What you are asked to do
Each line of the listing must be transcribed exactly, except for the images, which should be excluded.

Given data
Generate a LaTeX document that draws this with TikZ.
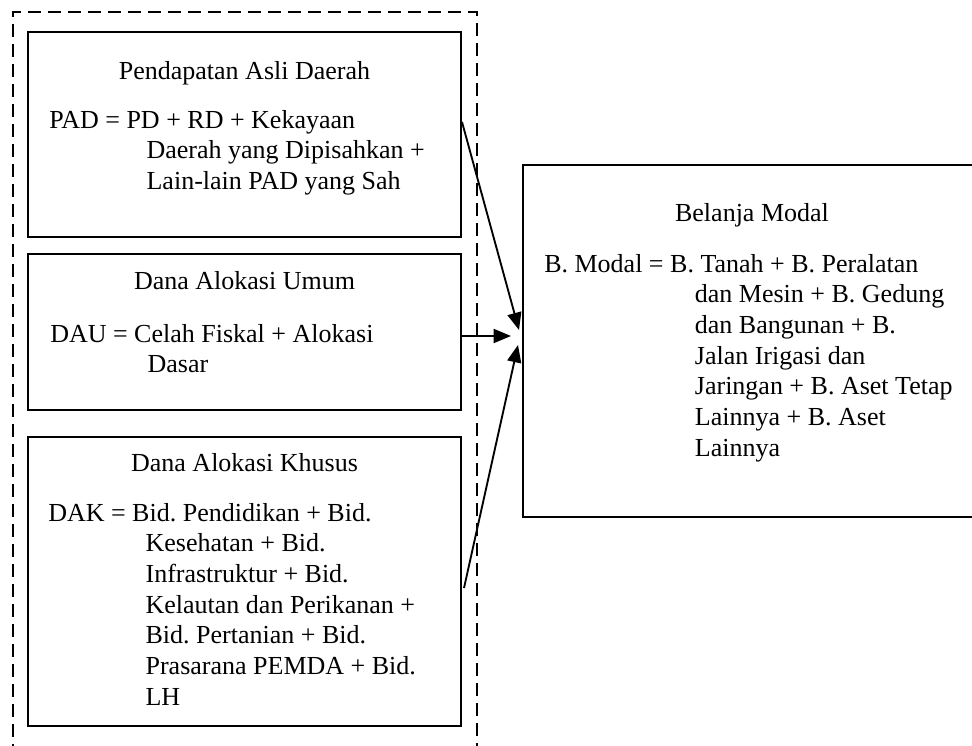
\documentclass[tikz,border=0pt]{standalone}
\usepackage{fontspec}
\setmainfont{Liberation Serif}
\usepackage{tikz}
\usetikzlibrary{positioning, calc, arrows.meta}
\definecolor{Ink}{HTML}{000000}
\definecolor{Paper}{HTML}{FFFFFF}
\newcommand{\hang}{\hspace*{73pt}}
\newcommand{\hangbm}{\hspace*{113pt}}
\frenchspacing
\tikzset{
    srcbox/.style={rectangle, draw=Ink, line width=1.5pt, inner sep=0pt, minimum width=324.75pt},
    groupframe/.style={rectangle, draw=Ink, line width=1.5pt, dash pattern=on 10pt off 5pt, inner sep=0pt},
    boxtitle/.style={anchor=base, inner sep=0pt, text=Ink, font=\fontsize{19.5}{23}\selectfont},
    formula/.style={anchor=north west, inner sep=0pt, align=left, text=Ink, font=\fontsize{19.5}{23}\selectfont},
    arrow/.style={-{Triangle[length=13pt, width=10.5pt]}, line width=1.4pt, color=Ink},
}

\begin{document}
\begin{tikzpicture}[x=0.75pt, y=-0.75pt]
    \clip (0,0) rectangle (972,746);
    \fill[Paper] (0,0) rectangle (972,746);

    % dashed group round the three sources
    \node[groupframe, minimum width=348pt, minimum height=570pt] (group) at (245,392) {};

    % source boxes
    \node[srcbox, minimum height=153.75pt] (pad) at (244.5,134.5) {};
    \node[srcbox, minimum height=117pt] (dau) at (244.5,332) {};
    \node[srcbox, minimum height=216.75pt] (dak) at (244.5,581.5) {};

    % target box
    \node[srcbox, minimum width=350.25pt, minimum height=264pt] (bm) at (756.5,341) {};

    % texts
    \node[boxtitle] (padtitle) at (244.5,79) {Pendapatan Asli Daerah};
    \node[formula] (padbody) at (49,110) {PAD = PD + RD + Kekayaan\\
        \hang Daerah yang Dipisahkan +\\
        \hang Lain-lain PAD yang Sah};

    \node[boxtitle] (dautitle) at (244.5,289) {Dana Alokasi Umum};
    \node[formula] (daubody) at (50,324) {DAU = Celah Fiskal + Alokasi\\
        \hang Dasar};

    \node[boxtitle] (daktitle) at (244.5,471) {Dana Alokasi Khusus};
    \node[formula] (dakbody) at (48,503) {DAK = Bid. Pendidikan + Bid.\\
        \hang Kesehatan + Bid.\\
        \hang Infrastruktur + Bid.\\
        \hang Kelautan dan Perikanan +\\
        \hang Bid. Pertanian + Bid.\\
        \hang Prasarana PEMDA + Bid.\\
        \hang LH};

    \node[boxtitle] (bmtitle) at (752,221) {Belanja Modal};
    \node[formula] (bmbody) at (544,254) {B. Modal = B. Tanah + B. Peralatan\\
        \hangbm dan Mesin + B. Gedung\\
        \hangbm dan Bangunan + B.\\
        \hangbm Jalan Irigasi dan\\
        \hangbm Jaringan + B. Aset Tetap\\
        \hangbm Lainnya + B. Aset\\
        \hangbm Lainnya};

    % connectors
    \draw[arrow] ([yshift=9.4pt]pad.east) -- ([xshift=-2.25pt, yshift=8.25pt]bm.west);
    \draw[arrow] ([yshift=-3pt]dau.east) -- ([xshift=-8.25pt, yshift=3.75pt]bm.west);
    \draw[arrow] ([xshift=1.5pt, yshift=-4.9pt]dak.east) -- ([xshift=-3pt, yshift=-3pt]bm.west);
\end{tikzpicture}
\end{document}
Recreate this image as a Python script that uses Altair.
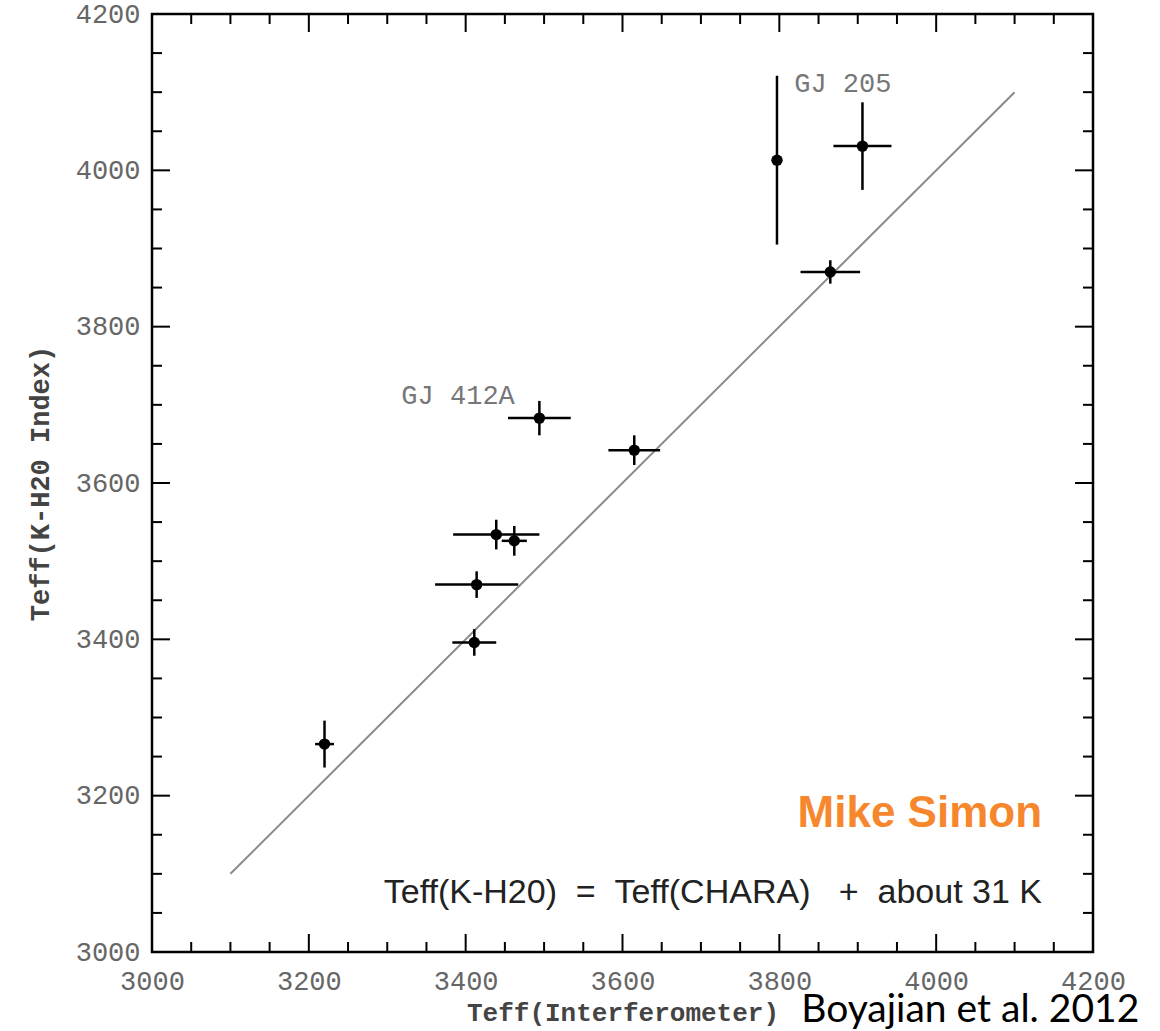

Final result
Generate a LaTeX document that draws this with TikZ.
\documentclass[tikz,border=0pt]{standalone}
\usepackage{fontspec}
\setmainfont{Liberation Serif}
\usepackage{tikz}
\usetikzlibrary{positioning, calc, arrows.meta}
\definecolor{Ink}{HTML}{000000}
\definecolor{Paper}{HTML}{FFFFFF}
\newcommand{\hang}{\hspace*{73pt}}
\newcommand{\hangbm}{\hspace*{113pt}}
\frenchspacing
\tikzset{
    srcbox/.style={rectangle, draw=Ink, line width=1.5pt, inner sep=0pt, minimum width=324.75pt},
    groupframe/.style={rectangle, draw=Ink, line width=1.5pt, dash pattern=on 10pt off 5pt, inner sep=0pt},
    boxtitle/.style={anchor=base, inner sep=0pt, text=Ink, font=\fontsize{19.5}{23}\selectfont},
    formula/.style={anchor=north west, inner sep=0pt, align=left, text=Ink, font=\fontsize{19.5}{23}\selectfont},
    arrow/.style={-{Triangle[length=13pt, width=10.5pt]}, line width=1.4pt, color=Ink},
}

\begin{document}
\begin{tikzpicture}[x=0.75pt, y=-0.75pt]
    \clip (0,0) rectangle (972,746);
    \fill[Paper] (0,0) rectangle (972,746);

    % dashed group round the three sources
    \node[groupframe, minimum width=348pt, minimum height=570pt] (group) at (245,392) {};

    % source boxes
    \node[srcbox, minimum height=153.75pt] (pad) at (244.5,134.5) {};
    \node[srcbox, minimum height=117pt] (dau) at (244.5,332) {};
    \node[srcbox, minimum height=216.75pt] (dak) at (244.5,581.5) {};

    % target box
    \node[srcbox, minimum width=350.25pt, minimum height=264pt] (bm) at (756.5,341) {};

    % texts
    \node[boxtitle] (padtitle) at (244.5,79) {Pendapatan Asli Daerah};
    \node[formula] (padbody) at (49,110) {PAD = PD + RD + Kekayaan\\
        \hang Daerah yang Dipisahkan +\\
        \hang Lain-lain PAD yang Sah};

    \node[boxtitle] (dautitle) at (244.5,289) {Dana Alokasi Umum};
    \node[formula] (daubody) at (50,324) {DAU = Celah Fiskal + Alokasi\\
        \hang Dasar};

    \node[boxtitle] (daktitle) at (244.5,471) {Dana Alokasi Khusus};
    \node[formula] (dakbody) at (48,503) {DAK = Bid. Pendidikan + Bid.\\
        \hang Kesehatan + Bid.\\
        \hang Infrastruktur + Bid.\\
        \hang Kelautan dan Perikanan +\\
        \hang Bid. Pertanian + Bid.\\
        \hang Prasarana PEMDA + Bid.\\
        \hang LH};

    \node[boxtitle] (bmtitle) at (752,221) {Belanja Modal};
    \node[formula] (bmbody) at (544,254) {B. Modal = B. Tanah + B. Peralatan\\
        \hangbm dan Mesin + B. Gedung\\
        \hangbm dan Bangunan + B.\\
        \hangbm Jalan Irigasi dan\\
        \hangbm Jaringan + B. Aset Tetap\\
        \hangbm Lainnya + B. Aset\\
        \hangbm Lainnya};

    % connectors
    \draw[arrow] ([yshift=9.4pt]pad.east) -- ([xshift=-2.25pt, yshift=8.25pt]bm.west);
    \draw[arrow] ([yshift=-3pt]dau.east) -- ([xshift=-8.25pt, yshift=3.75pt]bm.west);
    \draw[arrow] ([xshift=1.5pt, yshift=-4.9pt]dak.east) -- ([xshift=-3pt, yshift=-3pt]bm.west);
\end{tikzpicture}
\end{document}
Recreate this image as a Python script that uses Altair.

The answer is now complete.